■ **The request**:
From the very first line of the data to the line containing "edgecolor=GRID, linewidth=1))", retype everything exactly, leaving the pictures behind.

--- Begin ---

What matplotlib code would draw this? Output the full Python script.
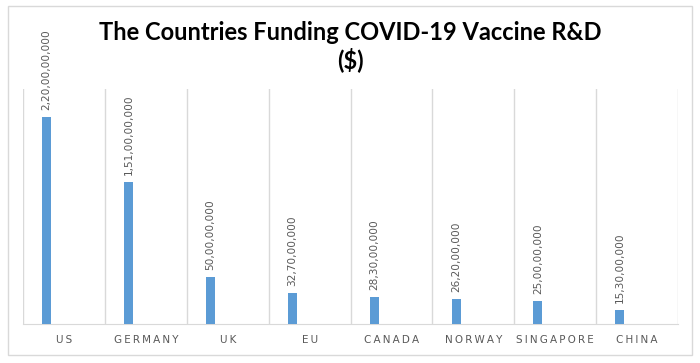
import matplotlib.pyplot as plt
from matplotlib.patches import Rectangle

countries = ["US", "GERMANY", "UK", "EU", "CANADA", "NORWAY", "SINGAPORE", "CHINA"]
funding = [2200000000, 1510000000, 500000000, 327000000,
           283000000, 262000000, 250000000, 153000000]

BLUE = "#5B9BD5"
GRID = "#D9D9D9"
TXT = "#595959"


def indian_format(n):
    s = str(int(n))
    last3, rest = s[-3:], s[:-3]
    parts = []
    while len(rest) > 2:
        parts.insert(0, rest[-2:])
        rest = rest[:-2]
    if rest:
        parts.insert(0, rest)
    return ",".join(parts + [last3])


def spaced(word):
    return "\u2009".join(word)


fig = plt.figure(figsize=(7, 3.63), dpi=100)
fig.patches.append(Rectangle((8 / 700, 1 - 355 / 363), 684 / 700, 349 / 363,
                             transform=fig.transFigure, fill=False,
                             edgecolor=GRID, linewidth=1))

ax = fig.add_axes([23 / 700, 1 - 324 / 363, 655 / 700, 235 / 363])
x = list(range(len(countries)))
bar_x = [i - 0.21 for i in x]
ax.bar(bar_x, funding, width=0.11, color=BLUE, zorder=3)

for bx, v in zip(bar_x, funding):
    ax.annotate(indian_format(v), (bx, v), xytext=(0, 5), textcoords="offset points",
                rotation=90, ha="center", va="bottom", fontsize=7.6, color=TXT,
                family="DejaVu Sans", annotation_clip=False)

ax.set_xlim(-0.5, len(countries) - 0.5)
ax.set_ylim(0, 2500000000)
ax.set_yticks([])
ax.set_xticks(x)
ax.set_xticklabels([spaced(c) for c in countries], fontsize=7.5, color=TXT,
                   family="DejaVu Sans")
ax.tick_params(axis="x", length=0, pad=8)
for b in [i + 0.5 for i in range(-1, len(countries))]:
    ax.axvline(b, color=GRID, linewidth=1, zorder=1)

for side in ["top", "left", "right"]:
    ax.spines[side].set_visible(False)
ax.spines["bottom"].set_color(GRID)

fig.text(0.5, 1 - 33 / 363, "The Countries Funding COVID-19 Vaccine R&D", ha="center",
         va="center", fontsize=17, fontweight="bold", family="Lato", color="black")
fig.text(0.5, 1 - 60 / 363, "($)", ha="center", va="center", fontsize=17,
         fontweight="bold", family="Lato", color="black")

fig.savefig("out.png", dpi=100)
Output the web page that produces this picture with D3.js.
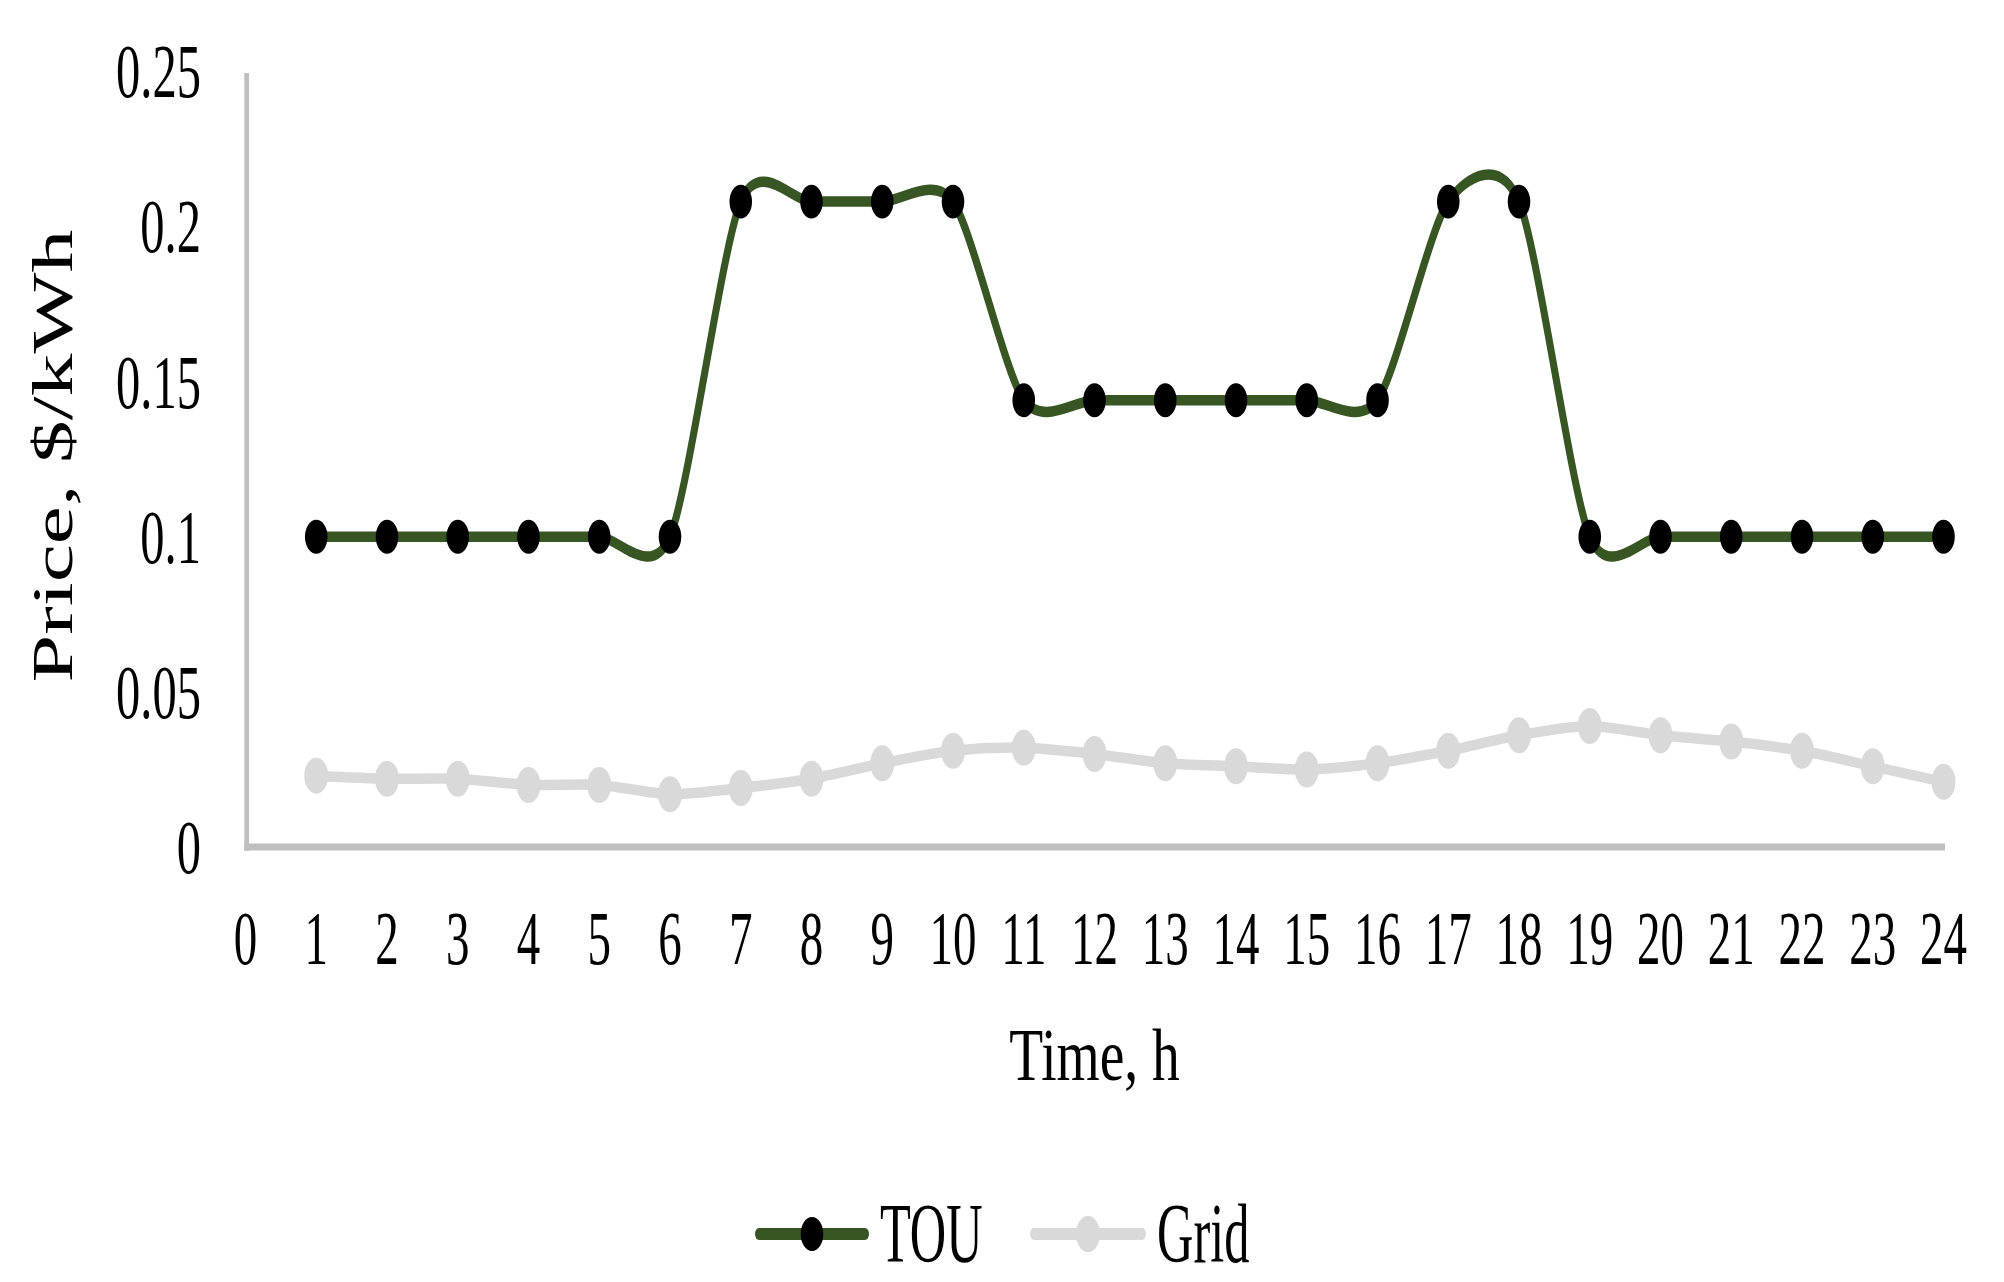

--- End ---

■ **Exercise solution**:
What matplotlib code would draw this? Output the full Python script.
import matplotlib.pyplot as plt
from matplotlib.patches import Rectangle

countries = ["US", "GERMANY", "UK", "EU", "CANADA", "NORWAY", "SINGAPORE", "CHINA"]
funding = [2200000000, 1510000000, 500000000, 327000000,
           283000000, 262000000, 250000000, 153000000]

BLUE = "#5B9BD5"
GRID = "#D9D9D9"
TXT = "#595959"


def indian_format(n):
    s = str(int(n))
    last3, rest = s[-3:], s[:-3]
    parts = []
    while len(rest) > 2:
        parts.insert(0, rest[-2:])
        rest = rest[:-2]
    if rest:
        parts.insert(0, rest)
    return ",".join(parts + [last3])


def spaced(word):
    return "\u2009".join(word)


fig = plt.figure(figsize=(7, 3.63), dpi=100)
fig.patches.append(Rectangle((8 / 700, 1 - 355 / 363), 684 / 700, 349 / 363,
                             transform=fig.transFigure, fill=False,
                             edgecolor=GRID, linewidth=1))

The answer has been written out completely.